Which brings us to the process of canonization. Which I explained pretty damn concisely in the review session this evening; and by 'concisely' I mean 'simplistically'. Canonization is an evil word, right? It's Authority exerting itself at the expense of unbridled democratic experience. It says that this work, copied in this hand, and not this other text, deserves to be read by future generations. We tend to think of it as a repressive political force; like hipsters denigrating some new band that's never really respected pavement (hi!), canonizers scoff into oblivion that which is heterodox, redundant and misleading when measured against their sense of the best/only that their tradition has to offer. Being forced to self-identify as a canonophile, I get a little bit of sympathy for these Mean Old White Men (that, when we teach the canonization process, is the anthropomorphism looming behind my descriptions).
I don't know that they really are rigid and anal and elitist. I wonder if maybe there wasn't some glee there, some ecstatic abandon in providing for a future where generations will always know 'There's Nothing Wrong With Love' and 'Brighten The Corners' and 'Building Nothing Out Of Something'; 'I want home' and 'Jolene' and 'We rule the school'; Rebecca Gates and Britt Daniel and Elvis Costello. They will all know these things, and they will be able to talk about them together because everyone will be familiar with and agreed on their awesomeness. This is a canon, and to the extent that I'm ever powerful I will perpetuate it. Not because I hate the heterodox (I dunno, 'Snow Patrol' or 'The Sneaker Pimps' or other things that I actually like just fine, just not as much. Not as committedly.), but because I love what I know, what I've spent my time and attention and emotion on, honing myself and my reactions on swell and pitch and string arrangement; because I have glee.

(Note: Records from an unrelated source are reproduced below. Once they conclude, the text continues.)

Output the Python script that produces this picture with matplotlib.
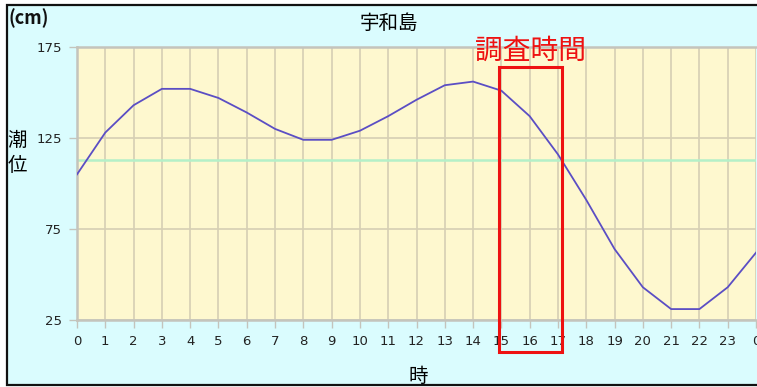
import matplotlib
matplotlib.use("Agg")
import matplotlib.pyplot as plt
from matplotlib.patches import Rectangle

plt.rcParams["font.family"] = ["Noto Sans CJK JP", "DejaVu Sans"]

# ── Data ──────────────────────────────────────────────────────────────────────
hours = list(range(25))
tide_cm = [105, 128, 143, 152, 152, 147, 139, 130, 124, 124, 129, 137,
           146, 154, 156, 151, 137, 116, 91, 64, 43, 31, 31, 43, 62]
mean_level = 113
x_labels = [str(h % 24) for h in hours]
y_ticks = [25, 75, 125, 175]
survey_span = (14.93, 17.13)   # 調査時間 box (hours)

# ── Figure ────────────────────────────────────────────────────────────────────
fig = plt.figure(figsize=(7.57, 3.87), dpi=100, facecolor="white")

# cyan panel with black frame (right edge cropped off)
panel = Rectangle((7 / 757, 2 / 387), 1.2, 380 / 387, transform=fig.transFigure,
                  facecolor="#dafcfe", edgecolor="#111111", linewidth=1.6, zorder=-5)
fig.patches.append(panel)

ax = fig.add_axes([77 / 757, 1 - 320 / 387, 679 / 757, 273 / 387])
ax.set_zorder(2)
ax.set_facecolor("#fef8cf")

ax.plot(hours, tide_cm, color="#5b4ec4", linewidth=1.3, zorder=3)
ax.axhline(mean_level, color="#b4f0c8", linewidth=1.8, zorder=2)

ax.set_xlim(0, 24)
ax.set_ylim(25, 175)
ax.set_xticks(hours)
ax.set_xticklabels(x_labels)
ax.set_yticks(y_ticks)

ax.grid(True, color="#d6cfb4", linewidth=1.2, zorder=1)
ax.set_axisbelow(True)
for side in ["left", "bottom", "top"]:
    ax.spines[side].set_color("#c4c4bc")
    ax.spines[side].set_linewidth(1.8)
ax.spines["right"].set_visible(False)
ax.tick_params(axis="both", length=6, width=1, color="#c4c4bc",
               labelsize=9.5, labelcolor="#222222", pad=5)
for lbl in ax.get_xticklabels() + ax.get_yticklabels():
    lbl.set_family("DejaVu Sans")

# titles and labels
fig.text(389 / 757, 1 - 23 / 387, "宇和島", ha="center", va="center", fontsize=14)
fig.text(8 / 757, 1 - 18 / 387, "(cm)", ha="left", va="center", fontsize=13,
         color="#111111", fontweight="bold")
fig.text(17 / 757, 1 - 153 / 387, "潮\n位", ha="center", va="center",
         fontsize=14, linespacing=1.3)
fig.text(418 / 757, 1 - 376 / 387, "時", ha="center", va="center", fontsize=14)

# survey-time box
x0, x1 = survey_span
box = Rectangle((x0, 7.4), x1 - x0, 164 - 7.4, fill=False, edgecolor="#ee1111",
                linewidth=2.2, clip_on=False, zorder=5)
ax.add_patch(box)
ax.text((x0 + x1) / 2, 173, "調査時間", ha="center", va="center",
        fontsize=20, color="#ee1111", zorder=6)

fig.savefig("out.png", dpi=100, facecolor=fig.get_facecolor())
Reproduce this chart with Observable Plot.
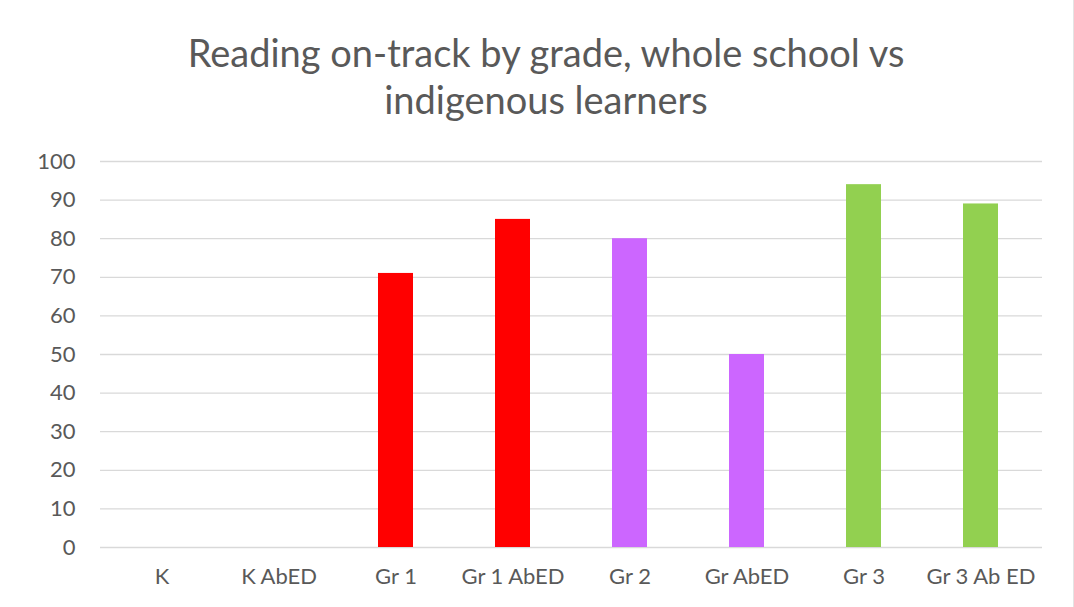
<!DOCTYPE html>
<html>
<head>
<meta charset="utf-8">
<script src="https://cdn.jsdelivr.net/npm/d3@7"></script>
<script src="https://cdn.jsdelivr.net/npm/@observablehq/plot@0.6"></script>
<style>
  html, body { margin: 0; padding: 0; background: #fff; }
  #wrap { width: 1074px; height: 607px; position: relative; overflow: hidden; background: #fff; }
  #title { box-sizing: border-box; height: 130px; padding-top: 29px; padding-left: 18px; text-align: center;
           font-family: Lato, "Open Sans", sans-serif; font-size: 38px; line-height: 47px; color: #595959; }
  #border { position: absolute; right: 0; top: 0; width: 1px; height: 607px; background: #e4e4e4; }
</style>
</head>
<body>
<div id="wrap">
  <div id="title">Reading on-track by grade, whole school vs<br>indigenous learners</div>
  <div id="chart"></div>
  <div id="border"></div>
</div>
<script>
const categories = ["K", "K AbED", "Gr 1", "Gr 1 AbED", "Gr 2", "Gr AbED", "Gr 3", "Gr 3 Ab ED"];
const values = [null, null, 71, 85, 80, 50, 94, 89];
const groups = ["K", "K", "Gr 1", "Gr 1", "Gr 2", "Gr 2", "Gr 3", "Gr 3"];
const groupNames = ["K", "Gr 1", "Gr 2", "Gr 3"];
const groupColors = ["#FF0000", "#FF0000", "#CC66FF", "#92D050"];
const yTicks = [0, 10, 20, 30, 40, 50, 60, 70, 80, 90, 100];

const data = categories.map((c, i) => ({category: c, value: values[i], group: groups[i]}));

const chart = Plot.plot({
  width: 1074,
  height: 477,
  marginTop: 31,
  marginBottom: 60,
  marginLeft: 100,
  marginRight: 32,
  style: {fontFamily: "Lato, 'Open Sans', sans-serif", fontSize: "22px", color: "#595959", background: "#fff"},
  x: {domain: categories, paddingInner: 0.7, paddingOuter: 0.35, label: null, tickSize: 0, tickPadding: 21},
  y: {domain: [0, 100], ticks: yTicks, label: null, tickSize: 0, tickPadding: 25},
  color: {domain: groupNames, range: groupColors},
  marks: [
    Plot.ruleY(yTicks, {stroke: "#d9d9d9", strokeWidth: 1.3}),
    Plot.barY(data.filter(d => d.value != null), {x: "category", y: "value", fill: "group"})
  ]
});
document.getElementById("chart").appendChild(chart);
</script>
</body>
</html>
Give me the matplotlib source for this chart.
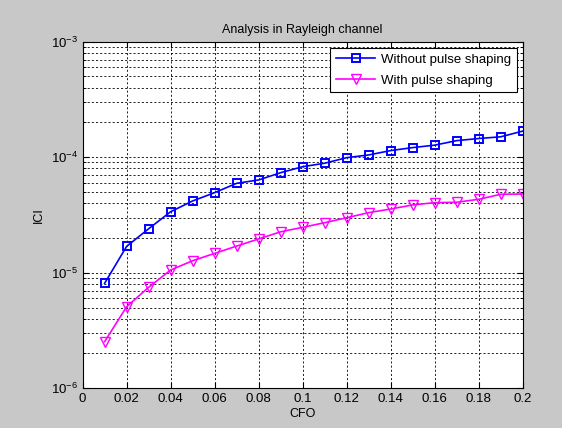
import matplotlib
matplotlib.use("Agg")
import matplotlib.pyplot as plt
from matplotlib.ticker import LogLocator, FixedLocator, NullFormatter

plt.rcParams['font.family'] = ['Liberation Sans', 'DejaVu Sans']

cfo = [0.01, 0.02, 0.03, 0.04, 0.05, 0.06, 0.07, 0.08, 0.09, 0.10,
       0.11, 0.12, 0.13, 0.14, 0.15, 0.16, 0.17, 0.18, 0.19, 0.20]
ici_without = [8.1e-6, 1.69e-5, 2.40e-5, 3.37e-5, 4.18e-5, 4.93e-5, 5.94e-5, 6.35e-5, 7.34e-5, 8.27e-5,
               8.86e-5, 9.9e-5, 1.045e-4, 1.14e-4, 1.21e-4, 1.27e-4, 1.39e-4, 1.45e-4, 1.50e-4, 1.68e-4]
ici_with = [2.53e-6, 5.08e-6, 7.48e-6, 1.055e-5, 1.27e-5, 1.47e-5, 1.70e-5, 1.96e-5, 2.26e-5, 2.47e-5,
            2.71e-5, 2.99e-5, 3.31e-5, 3.56e-5, 3.86e-5, 4.04e-5, 4.07e-5, 4.32e-5, 4.77e-5, 4.80e-5]
xticks = [0, 0.02, 0.04, 0.06, 0.08, 0.1, 0.12, 0.14, 0.16, 0.18, 0.2]
xticklabels = ['0', '0.02', '0.04', '0.06', '0.08', '0.1', '0.12', '0.14', '0.16', '0.18', '0.2']

fig = plt.figure(figsize=(5.62, 4.28), dpi=100, facecolor='#c8c8c8')
ax = fig.add_axes([0.147, 0.0928, 0.783, 0.81])
ax.set_facecolor('white')

ax.plot(cfo, ici_without, color='#0000ff', lw=1.2, marker='s', ms=6, mfc='none', mew=1.4,
        label='Without pulse shaping')
ax.plot(cfo, ici_with, color='#ff00ff', lw=1.2, marker='v', ms=6.5, mfc='none', mew=1.0,
        label='With pulse shaping')

ax.set_yscale('log')
ax.set_xlim(0, 0.2)
ax.set_ylim(1e-6, 1e-3)
ax.xaxis.set_major_locator(FixedLocator(xticks))
ax.set_xticklabels(xticklabels)
ax.yaxis.set_major_locator(LogLocator(base=10, numticks=10))
ax.yaxis.set_minor_locator(LogLocator(base=10, subs=range(2, 10), numticks=100))
ax.yaxis.set_minor_formatter(NullFormatter())

gs = dict(color='black', lw=0.6, linestyle=(0, (2.5, 2.5)))
ax.grid(True, which='major', axis='both', **gs)
ax.grid(True, which='minor', axis='y', **gs)

ax.tick_params(which='both', direction='in', top=True, right=True, labelsize=9.5)
ax.tick_params(which='minor', length=2)
ax.tick_params(which='major', length=4)
for s in ax.spines.values():
    s.set_linewidth(0.8)

ax.set_title('Analysis in Rayleigh channel', fontsize=9, pad=6)
ax.set_xlabel('CFO', fontsize=9, labelpad=2)
ax.set_ylabel('ICI', fontsize=9)

leg = ax.legend(loc='upper right', fontsize=9.5, fancybox=False, framealpha=1,
                edgecolor='black', borderaxespad=0.45, handlelength=3.0,
                handletextpad=0.4, labelspacing=0.65, borderpad=0.45)
leg.get_frame().set_linewidth(0.8)

fig.savefig('out.png', dpi=100, facecolor=fig.get_facecolor())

Perhaps They did too, those excisers, those other canonodules. The canonoclasts who always get my sympathy - the proponents of the Gospel of Thomas, the ecstatic utterances of disruptive mystical troublemakers - are perhaps not the only kind of committed, human, artist that there is. Perhaps everybody together is in love with the collected works. But love is not, actually, democratic. Neither, though, is it only for the rich. It is for those who take the time to communicate themselves and their projects.
That which is still standing after those who needed to see it triumph are long dead? We call the canon. There may have been passion there, but now we mostly see the hierarchy.